Foto Antiga Agência BB
A cidade é um palimpsesto. Como sugerem Guattari e Deleuze em Mil Platôs, cada camada de seu território carrega uma inscrição social, econômica e cultural, superposta às anteriores, em escalas que ora se conectam, ora se fragmentam. Mas o que acontece quando essas camadas não se fixam? Quando o tempo se impõe como um fluxo que apaga vestígios em vez de sedimentá-los? Macaé é uma cidade cuja memória parece sempre se reconfigurar, mas sem deixar registros que sustentem uma identidade duradoura.
Desde as primeiras décadas do século XX, Macaé já foi "Princesinha do Atlântico", expressão que remetia ao seu charme litorâneo e às suas águas abundantes. Em seguida, tornou-se "Capital Nacional do Petróleo", título que, apesar de impactante, a colocou como satélite de uma cadeia produtiva global, mais do que como protagonista autônoma. Agora, tenta se afirmar como "Capital da Energia", mas a fluidez desse conceito reforça a efemeridade da identidade urbana. Nenhum desses títulos, ao que parece, se consolidou de maneira definitiva no imaginário social.

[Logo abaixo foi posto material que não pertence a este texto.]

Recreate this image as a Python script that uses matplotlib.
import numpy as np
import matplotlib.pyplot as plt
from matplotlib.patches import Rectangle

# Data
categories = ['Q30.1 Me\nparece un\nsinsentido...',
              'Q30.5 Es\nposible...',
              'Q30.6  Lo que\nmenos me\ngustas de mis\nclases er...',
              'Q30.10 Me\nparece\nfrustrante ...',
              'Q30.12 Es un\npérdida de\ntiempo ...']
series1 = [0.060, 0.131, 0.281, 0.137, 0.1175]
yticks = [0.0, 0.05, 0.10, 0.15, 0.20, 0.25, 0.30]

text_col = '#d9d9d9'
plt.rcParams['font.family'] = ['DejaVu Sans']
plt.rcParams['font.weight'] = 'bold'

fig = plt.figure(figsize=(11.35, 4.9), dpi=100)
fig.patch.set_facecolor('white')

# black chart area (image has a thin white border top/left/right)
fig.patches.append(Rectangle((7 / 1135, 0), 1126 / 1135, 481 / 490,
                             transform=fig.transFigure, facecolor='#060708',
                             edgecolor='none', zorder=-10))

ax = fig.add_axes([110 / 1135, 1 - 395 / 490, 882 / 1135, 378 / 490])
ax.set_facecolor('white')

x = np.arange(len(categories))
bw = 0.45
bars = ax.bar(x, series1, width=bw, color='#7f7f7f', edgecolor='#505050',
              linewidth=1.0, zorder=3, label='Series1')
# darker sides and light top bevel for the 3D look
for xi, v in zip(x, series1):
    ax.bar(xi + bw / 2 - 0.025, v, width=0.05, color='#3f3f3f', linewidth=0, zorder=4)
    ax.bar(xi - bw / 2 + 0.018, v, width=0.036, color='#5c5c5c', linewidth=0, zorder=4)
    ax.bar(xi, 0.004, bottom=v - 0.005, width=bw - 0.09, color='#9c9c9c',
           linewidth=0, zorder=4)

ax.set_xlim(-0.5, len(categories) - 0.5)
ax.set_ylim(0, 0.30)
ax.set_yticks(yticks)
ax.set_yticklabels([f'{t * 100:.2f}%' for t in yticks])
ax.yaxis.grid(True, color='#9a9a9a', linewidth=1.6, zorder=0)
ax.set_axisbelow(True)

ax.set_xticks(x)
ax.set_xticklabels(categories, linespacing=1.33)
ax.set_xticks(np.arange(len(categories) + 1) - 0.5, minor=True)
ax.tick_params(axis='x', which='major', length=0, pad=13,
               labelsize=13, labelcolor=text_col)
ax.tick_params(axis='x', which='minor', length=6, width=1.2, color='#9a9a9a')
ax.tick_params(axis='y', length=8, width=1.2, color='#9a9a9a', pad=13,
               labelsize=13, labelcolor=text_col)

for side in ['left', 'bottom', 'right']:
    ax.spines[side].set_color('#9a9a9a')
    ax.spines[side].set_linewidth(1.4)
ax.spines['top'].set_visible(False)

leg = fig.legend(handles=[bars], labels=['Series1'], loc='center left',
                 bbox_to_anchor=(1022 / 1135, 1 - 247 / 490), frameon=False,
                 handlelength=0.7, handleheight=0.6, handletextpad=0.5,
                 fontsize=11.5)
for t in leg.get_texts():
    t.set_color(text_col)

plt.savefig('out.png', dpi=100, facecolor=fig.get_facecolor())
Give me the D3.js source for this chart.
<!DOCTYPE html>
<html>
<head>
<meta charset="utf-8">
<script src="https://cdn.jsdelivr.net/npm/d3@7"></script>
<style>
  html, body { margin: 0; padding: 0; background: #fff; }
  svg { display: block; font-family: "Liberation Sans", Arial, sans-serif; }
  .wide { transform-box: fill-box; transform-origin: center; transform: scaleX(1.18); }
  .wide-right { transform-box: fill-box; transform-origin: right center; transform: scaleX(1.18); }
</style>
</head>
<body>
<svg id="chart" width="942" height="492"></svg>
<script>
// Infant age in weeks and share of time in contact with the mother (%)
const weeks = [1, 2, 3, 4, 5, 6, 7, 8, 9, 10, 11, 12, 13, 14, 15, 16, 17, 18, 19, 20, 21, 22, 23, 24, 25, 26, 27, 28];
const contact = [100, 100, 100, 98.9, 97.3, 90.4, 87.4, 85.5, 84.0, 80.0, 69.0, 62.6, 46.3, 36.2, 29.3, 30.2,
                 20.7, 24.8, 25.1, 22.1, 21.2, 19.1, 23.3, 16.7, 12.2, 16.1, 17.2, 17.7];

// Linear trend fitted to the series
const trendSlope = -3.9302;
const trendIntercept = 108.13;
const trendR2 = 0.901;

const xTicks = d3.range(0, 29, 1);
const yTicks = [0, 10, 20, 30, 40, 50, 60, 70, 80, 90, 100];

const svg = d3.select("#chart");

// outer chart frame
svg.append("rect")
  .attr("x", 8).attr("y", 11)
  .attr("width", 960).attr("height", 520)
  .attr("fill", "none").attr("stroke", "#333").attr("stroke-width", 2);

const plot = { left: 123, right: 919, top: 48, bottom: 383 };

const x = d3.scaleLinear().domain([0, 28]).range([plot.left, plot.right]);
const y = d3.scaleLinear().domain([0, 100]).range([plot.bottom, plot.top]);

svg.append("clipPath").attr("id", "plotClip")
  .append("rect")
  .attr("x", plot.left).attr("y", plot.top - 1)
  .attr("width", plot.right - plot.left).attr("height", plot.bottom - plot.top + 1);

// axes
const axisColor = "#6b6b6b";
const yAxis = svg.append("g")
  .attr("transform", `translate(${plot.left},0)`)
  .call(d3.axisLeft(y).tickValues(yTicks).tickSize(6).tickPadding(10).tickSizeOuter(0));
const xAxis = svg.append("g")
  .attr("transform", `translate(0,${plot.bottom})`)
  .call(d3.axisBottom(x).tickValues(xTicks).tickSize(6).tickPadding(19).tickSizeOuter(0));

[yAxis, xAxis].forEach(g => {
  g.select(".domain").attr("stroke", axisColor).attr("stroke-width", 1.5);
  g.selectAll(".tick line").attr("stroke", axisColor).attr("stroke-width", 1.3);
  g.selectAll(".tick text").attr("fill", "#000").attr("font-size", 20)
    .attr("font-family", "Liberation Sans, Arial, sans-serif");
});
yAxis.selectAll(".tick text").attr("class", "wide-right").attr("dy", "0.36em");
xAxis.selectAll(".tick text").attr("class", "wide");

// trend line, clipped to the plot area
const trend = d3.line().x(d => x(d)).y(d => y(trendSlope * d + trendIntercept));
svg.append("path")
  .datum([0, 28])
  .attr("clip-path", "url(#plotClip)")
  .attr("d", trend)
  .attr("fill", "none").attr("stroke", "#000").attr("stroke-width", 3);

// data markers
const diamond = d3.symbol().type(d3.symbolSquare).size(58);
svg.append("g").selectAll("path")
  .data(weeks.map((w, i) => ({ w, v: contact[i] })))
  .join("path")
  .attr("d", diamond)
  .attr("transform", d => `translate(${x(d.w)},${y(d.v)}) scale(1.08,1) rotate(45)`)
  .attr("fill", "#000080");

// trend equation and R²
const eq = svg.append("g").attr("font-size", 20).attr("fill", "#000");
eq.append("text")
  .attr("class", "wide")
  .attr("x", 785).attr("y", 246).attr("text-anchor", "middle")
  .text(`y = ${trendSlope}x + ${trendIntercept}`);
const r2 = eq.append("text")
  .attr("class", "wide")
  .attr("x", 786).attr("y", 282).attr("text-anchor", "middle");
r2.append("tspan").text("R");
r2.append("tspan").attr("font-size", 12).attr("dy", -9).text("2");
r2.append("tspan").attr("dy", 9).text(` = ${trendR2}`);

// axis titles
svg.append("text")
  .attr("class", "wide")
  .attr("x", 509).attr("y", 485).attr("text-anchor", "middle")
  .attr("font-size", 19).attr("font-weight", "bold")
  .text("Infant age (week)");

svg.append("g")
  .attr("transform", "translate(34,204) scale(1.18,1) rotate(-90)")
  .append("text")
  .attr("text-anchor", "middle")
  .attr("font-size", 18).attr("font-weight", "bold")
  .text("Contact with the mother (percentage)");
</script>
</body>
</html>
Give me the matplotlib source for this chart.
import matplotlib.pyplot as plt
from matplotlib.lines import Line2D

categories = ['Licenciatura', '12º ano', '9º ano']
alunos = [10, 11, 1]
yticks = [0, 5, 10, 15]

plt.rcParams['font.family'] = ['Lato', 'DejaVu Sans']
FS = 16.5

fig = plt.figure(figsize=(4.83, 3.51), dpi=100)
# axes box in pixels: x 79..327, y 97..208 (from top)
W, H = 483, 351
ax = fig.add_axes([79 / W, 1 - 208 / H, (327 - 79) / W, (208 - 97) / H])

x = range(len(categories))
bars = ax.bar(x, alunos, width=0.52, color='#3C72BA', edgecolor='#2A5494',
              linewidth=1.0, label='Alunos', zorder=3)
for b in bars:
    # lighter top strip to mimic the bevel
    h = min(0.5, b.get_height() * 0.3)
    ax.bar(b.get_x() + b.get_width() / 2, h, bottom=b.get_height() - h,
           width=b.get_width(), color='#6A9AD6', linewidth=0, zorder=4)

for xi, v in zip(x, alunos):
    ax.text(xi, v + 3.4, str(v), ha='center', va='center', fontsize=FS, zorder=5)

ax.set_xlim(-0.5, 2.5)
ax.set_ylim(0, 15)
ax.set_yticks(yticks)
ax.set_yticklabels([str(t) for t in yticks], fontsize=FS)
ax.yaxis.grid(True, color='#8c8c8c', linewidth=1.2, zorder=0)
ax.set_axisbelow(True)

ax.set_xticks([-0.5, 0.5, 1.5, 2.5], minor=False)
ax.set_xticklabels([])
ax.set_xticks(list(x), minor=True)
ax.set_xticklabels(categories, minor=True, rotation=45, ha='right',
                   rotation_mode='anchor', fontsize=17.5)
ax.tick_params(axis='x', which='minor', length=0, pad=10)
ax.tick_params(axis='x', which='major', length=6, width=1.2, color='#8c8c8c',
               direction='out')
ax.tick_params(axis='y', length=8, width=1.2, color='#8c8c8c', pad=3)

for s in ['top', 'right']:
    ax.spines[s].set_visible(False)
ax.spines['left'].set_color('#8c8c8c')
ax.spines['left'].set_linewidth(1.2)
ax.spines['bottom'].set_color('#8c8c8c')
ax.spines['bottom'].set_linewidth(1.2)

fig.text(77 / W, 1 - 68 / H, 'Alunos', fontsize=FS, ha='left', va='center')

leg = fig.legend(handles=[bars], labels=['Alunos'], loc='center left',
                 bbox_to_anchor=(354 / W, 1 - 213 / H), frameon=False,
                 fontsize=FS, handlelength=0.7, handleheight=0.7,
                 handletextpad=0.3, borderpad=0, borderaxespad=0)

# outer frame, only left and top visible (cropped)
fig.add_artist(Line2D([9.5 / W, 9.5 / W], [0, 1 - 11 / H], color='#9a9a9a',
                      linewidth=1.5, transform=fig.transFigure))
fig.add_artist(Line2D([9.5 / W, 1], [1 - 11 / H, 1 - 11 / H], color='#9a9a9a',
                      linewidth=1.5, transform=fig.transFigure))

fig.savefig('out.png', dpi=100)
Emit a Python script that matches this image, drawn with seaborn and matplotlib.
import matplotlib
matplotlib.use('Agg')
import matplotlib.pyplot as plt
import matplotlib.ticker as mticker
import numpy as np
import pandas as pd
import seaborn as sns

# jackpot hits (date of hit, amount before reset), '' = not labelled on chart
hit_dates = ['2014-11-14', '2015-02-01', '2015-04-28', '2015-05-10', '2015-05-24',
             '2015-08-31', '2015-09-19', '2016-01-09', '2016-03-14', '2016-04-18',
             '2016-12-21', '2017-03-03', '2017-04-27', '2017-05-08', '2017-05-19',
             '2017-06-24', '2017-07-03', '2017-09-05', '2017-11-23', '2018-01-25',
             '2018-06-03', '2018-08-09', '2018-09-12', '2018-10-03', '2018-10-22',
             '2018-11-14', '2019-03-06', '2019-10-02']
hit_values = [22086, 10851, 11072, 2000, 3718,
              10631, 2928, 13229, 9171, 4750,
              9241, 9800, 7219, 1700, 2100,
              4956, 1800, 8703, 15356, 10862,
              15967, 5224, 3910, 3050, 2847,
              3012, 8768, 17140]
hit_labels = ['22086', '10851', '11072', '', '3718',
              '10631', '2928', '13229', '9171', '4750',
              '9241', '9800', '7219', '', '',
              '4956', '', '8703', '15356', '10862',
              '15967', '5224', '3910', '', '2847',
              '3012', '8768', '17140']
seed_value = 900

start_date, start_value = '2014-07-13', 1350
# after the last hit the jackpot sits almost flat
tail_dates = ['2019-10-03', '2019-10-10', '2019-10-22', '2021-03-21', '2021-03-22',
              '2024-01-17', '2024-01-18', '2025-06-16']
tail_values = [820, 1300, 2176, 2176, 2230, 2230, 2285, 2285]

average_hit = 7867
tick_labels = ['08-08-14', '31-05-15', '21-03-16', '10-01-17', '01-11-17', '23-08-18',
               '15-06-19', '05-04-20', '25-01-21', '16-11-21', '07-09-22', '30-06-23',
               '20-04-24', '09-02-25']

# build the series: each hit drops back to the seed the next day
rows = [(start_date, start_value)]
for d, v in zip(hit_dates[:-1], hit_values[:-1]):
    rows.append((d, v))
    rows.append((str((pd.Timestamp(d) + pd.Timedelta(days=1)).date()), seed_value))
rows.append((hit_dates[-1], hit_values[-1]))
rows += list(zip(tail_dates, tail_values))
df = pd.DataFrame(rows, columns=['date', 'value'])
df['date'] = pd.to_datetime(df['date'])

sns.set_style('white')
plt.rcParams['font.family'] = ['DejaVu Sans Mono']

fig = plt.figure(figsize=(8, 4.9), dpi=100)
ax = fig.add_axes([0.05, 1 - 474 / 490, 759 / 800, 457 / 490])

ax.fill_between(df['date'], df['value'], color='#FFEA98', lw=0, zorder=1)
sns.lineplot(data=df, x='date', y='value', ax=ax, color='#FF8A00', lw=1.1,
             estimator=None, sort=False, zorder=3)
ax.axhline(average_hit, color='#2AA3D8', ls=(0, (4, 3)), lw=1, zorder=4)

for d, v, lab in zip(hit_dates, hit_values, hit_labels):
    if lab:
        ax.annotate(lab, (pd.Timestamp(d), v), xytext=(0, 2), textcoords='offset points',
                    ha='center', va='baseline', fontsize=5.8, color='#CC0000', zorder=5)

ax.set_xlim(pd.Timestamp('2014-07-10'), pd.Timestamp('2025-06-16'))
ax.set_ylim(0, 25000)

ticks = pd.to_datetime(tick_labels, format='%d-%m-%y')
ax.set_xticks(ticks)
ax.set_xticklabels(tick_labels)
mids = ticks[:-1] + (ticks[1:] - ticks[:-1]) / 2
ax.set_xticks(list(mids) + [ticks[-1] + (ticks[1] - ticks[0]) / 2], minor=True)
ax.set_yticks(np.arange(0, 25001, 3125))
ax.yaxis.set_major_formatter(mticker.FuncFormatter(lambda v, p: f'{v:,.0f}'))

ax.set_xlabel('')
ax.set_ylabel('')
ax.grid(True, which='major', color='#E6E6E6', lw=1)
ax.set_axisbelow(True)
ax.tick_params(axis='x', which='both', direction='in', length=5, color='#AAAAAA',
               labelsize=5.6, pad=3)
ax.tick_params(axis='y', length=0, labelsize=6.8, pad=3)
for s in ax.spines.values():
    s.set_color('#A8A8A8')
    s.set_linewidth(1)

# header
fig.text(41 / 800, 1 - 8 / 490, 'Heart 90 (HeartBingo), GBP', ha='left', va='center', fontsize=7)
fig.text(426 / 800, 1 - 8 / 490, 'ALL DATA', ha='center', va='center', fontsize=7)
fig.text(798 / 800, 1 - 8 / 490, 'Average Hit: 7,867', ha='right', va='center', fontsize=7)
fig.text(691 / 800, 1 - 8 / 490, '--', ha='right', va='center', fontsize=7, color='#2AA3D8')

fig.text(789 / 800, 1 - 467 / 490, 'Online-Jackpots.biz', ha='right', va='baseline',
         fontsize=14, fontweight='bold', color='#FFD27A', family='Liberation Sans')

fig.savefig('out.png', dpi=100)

Vilém Flusser, em O Mundo Codificado, apresenta a ideia do Homo Faber, aquele que fabrica e deixa marcas, e do Homo Ludens, que vivencia e experimenta, sem necessariamente construir algo perene. A identidade de Macaé parece oscilar entre esses dois arquétipos. Foi Homo Faber na época das grandes instalações portuárias, dos oleodutos, dos prédios administrativos e das plataformas offshore. Mas falhou em criar uma memória social estruturada. No tempo atual, de fluxos digitais e redes desterritorializadas, a cidade tenta ser Homo Ludens, apelando para a experiência do setor de serviços, turismo e inovação energética, mas sem que essas vivências sejam suficientemente fortes para enraizar um senso identitário coletivo.
Se a cidade não estruturou um espaço de memória sólida, isso se deve, em parte, à natureza de suas transformações históricas. No ciclo do café, era um entreposto de escoamento agrícola. Com o declínio dessa economia, ficou em uma espécie de suspensão até a explosão do petróleo na Bacia de Campos, nos anos 1970. Essa transição abrupta não permitiu um desenvolvimento linear da identidade urbana. Como Guattari e Deleuze sugerem, as relações sociais inscritas no território se estratificam, mas em Macaé muitas dessas inscrições foram substituídas antes mesmo de serem absorvidas.
O resultado é uma cidade onde a história recente não se enraizou o suficiente para ser identitária. O que define Macaé hoje? É um nó em uma rede de fluxos globais, um ponto de conexão entre mercados de energia, trabalho e tecnologia. Mas o pertencimento local, essencial para consolidar um espaço de memória, ainda é difuso. As novas gerações transitam por um território onde os vestígios históricos não contam uma narrativa única, mas sim múltiplas versões fragmentadas.
Se a identidade de Macaé não pode ser extraída apenas dos ciclos econômicos que a transformaram, onde então encontrá-la? Talvez na própria lógica rizomática das redes urbanas contemporâneas. Em vez de tentar fixar um título definitivo – como "Capital do Petróleo" ou "Capital da Energia" –, a cidade poderia reconhecer sua identidade na fluidez, na adaptação, na inovação constante. O desafio seria, então, criar mecanismos para que essa mobilidade não apague as memórias, mas as transforme em um patrimônio vivo, capaz de se renovar sem se dissipar.
Em um mundo cada vez mais desterritorializado, como diria Flusser, talvez a verdadeira identidade de Macaé esteja justamente na capacidade de se reinventar sem se perder. Mas para isso, precisará aprender a contar sua própria história – não apenas como uma sucessão de ciclos econômicos, mas como uma experiência urbana e social que transcenda o tempo.